** Instructions for the task **
Narrow the data below down to the lines containing "that".

[Entries with chart source code]
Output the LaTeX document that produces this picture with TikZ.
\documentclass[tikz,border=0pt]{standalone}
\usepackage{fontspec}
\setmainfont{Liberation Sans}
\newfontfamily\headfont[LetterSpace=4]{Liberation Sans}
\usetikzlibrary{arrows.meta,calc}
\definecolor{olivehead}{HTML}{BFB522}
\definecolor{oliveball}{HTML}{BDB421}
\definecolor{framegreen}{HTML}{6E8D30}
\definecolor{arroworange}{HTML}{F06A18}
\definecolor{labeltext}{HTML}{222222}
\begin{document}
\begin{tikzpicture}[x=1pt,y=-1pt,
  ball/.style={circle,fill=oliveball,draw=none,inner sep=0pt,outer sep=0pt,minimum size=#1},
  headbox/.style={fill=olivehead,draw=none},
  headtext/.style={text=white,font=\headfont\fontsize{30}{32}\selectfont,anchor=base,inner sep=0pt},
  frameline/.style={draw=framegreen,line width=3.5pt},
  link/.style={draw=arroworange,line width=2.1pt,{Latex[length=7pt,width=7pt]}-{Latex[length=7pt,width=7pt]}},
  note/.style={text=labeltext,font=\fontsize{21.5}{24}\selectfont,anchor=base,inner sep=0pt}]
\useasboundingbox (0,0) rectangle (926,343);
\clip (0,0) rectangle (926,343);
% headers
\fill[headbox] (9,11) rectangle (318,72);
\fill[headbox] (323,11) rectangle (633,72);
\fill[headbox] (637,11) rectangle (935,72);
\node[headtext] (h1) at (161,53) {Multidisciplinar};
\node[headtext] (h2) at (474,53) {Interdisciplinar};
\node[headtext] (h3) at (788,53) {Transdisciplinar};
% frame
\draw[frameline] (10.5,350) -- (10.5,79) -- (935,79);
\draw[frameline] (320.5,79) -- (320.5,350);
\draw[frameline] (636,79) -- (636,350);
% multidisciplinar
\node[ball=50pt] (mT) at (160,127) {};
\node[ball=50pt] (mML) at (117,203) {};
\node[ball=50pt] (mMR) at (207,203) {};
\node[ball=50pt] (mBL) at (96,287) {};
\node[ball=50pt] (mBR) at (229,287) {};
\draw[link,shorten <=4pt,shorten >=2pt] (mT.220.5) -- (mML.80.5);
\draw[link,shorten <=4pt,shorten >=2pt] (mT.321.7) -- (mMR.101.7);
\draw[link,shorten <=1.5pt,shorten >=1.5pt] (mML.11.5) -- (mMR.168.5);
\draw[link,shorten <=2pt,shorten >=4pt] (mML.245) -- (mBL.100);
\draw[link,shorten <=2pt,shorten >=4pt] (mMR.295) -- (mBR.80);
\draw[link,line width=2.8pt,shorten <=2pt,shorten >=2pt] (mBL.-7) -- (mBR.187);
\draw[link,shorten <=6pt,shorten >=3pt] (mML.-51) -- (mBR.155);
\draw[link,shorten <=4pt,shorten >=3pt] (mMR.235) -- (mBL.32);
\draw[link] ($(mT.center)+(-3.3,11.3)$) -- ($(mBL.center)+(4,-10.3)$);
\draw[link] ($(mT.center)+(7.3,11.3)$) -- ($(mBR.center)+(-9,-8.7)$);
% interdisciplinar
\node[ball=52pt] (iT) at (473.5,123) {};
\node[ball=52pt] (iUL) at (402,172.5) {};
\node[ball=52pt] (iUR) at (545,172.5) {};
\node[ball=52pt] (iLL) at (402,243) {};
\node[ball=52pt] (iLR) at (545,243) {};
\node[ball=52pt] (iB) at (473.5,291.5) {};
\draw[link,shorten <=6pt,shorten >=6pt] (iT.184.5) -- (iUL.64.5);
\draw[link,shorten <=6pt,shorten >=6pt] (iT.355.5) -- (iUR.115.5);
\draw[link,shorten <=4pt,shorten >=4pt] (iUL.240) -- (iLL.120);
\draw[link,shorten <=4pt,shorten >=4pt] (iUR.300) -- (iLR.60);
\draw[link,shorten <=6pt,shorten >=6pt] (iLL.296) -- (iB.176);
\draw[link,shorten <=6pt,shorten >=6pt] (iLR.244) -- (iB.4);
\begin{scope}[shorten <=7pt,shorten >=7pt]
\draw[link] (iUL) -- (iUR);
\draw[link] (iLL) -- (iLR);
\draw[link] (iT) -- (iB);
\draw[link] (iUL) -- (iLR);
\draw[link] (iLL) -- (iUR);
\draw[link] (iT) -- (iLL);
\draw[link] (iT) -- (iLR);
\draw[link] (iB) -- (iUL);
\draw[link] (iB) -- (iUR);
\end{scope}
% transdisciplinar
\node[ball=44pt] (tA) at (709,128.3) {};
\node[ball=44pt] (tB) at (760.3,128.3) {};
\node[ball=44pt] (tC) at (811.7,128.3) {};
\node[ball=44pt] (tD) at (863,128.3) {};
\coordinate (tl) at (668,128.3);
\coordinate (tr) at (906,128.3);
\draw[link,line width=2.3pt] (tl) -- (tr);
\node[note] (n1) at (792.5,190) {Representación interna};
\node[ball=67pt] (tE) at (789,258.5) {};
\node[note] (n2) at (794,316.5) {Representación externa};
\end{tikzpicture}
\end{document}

--

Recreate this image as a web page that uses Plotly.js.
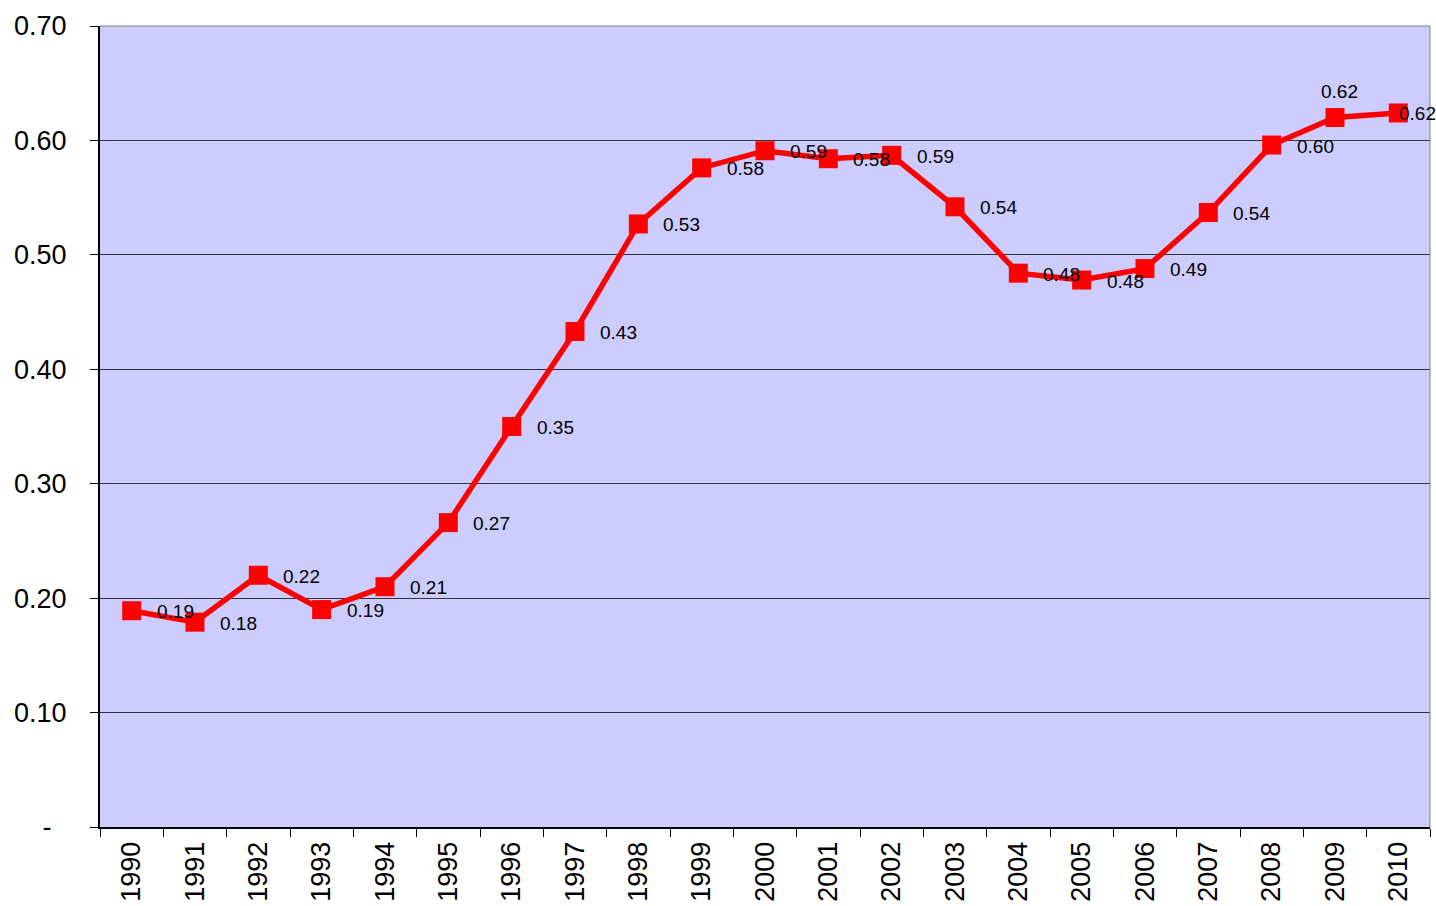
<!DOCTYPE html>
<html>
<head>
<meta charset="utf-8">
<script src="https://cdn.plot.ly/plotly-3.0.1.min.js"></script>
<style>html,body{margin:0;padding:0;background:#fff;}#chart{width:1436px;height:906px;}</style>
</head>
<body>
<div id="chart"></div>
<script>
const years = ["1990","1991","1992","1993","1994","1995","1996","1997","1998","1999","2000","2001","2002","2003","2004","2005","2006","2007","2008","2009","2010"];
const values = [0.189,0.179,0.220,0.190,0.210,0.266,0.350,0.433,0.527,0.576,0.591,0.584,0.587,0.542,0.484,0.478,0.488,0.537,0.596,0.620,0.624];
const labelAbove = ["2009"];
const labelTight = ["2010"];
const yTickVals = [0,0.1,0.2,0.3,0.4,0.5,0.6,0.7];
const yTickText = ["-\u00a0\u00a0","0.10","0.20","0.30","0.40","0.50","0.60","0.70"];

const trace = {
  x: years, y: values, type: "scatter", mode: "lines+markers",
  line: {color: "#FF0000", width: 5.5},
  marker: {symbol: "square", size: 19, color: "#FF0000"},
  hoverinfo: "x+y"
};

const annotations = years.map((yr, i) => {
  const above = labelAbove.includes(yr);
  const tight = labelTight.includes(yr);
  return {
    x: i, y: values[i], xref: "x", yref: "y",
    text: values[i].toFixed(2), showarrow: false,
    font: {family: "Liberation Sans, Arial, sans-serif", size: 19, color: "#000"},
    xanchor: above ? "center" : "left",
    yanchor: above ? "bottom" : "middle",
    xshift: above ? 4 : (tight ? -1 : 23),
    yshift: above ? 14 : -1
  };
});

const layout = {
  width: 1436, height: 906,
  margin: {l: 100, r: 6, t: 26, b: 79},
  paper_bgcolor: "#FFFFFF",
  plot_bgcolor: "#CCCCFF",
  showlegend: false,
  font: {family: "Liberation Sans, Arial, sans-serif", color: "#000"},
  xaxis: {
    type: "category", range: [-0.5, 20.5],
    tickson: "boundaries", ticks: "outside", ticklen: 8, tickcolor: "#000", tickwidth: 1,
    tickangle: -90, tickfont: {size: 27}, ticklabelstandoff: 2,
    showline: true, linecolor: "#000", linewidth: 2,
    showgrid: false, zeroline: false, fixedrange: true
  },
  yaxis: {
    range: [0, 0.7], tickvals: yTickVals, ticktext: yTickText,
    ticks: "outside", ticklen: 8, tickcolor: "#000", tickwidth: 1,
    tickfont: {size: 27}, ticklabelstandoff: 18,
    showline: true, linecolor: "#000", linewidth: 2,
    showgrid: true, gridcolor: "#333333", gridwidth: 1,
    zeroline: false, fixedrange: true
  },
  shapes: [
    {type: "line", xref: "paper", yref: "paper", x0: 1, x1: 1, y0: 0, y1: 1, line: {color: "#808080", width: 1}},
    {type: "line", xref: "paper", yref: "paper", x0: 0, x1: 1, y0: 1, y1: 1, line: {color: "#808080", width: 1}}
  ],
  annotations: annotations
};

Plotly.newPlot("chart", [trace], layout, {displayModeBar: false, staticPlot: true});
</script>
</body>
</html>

** Complete response **
Output the LaTeX document that produces this picture with TikZ.
Recreate this image as a web page that uses Plotly.js.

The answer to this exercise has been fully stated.